Les généraux à la retraite ont toutefois tendance à être tout le temps sur le dos de ceux de l’active. Ce n’est pas forcément la règle – Rabin laissait les généraux effectuer leur travail, tout comme le général (de réserve) Moshé Yaalon aujourd’hui – mais c’était certainement le cas de Barak.

Général oui, ministre non

Le comble de l’obstruction militaire a été atteint quand il a nommé un chef de cabinet adjoint et un porte-parole de Tsahal, sans même en informer le chef d’état-major. Un ministre de la Défense issu de la société civile ne ferait jamais une chose pareille, car il ne connaît pas la plupart des colonels et des généraux. Tout comme le ministre de la Santé ne connaît pas les chefs de cliniques dans les hôpitaux, et n’intervient pas dans leur nomination.

De même, évoquer le potentiel politique d’Ashkenazi-le-militaire a eu un effet destructeur, même en dehors du coup de sang que cela a provoqué chez son supérieur.

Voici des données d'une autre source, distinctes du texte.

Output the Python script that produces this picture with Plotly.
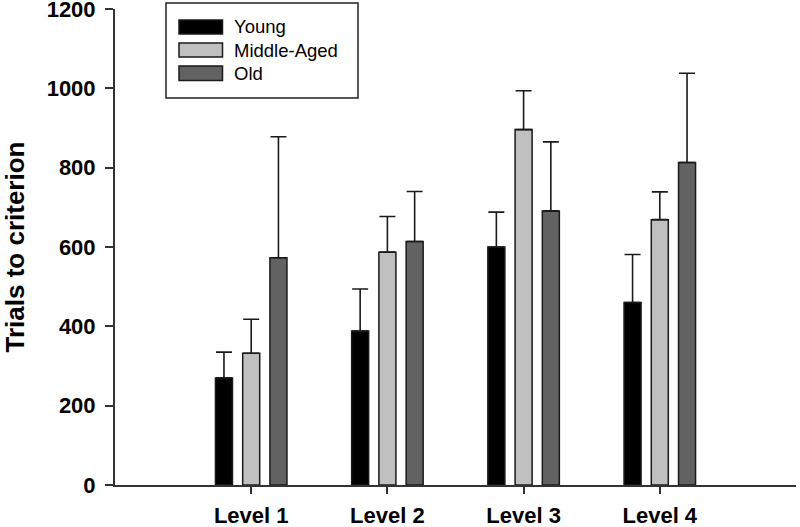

Certains généraux sont destinés à devenir des hommes d’Etat – Eisenhower et de Gaulle par exemple – mais la plupart n’en ont pas l’étoffe. Ashkenazi, comme tant d’autres généraux israéliens, était un leader, mais il manquait de discernement ou de vision unique concernant l’avenir d’Israël. Se servir de lui comme d’un épouvantail a rendu un bien mauvais service à la politique et lui a été fatal sur le plan personnel.

Or, face à un ministre de la Défense qui lui livrait bataille, Ashkenazi a riposté, sans réaliser que Barak, même s’il se comportait comme un général d’active, était en fait son supérieur hiérarchique civil. Israël a ainsi assisté impassible à l’affrontement entre un politicien qui se croyait encore général et un général qui se voyait déjà homme politique.

A 72 ans, Barak est déjà de l’histoire ancienne, tout comme les aspirations politiques d’Ashkenazi du haut de ses 60 ans. La cloison de carton-pâte qui sépare les systèmes politiques et militaires en Israël, elle, n’appartient pas au passé.
Si quelque chose de bon doit sortir de l’affaire Harpaz, c’est à coup sûr l’émergence d’une règle qui interdirait à un général à la retraite d’occuper le poste de ministre de la Défense.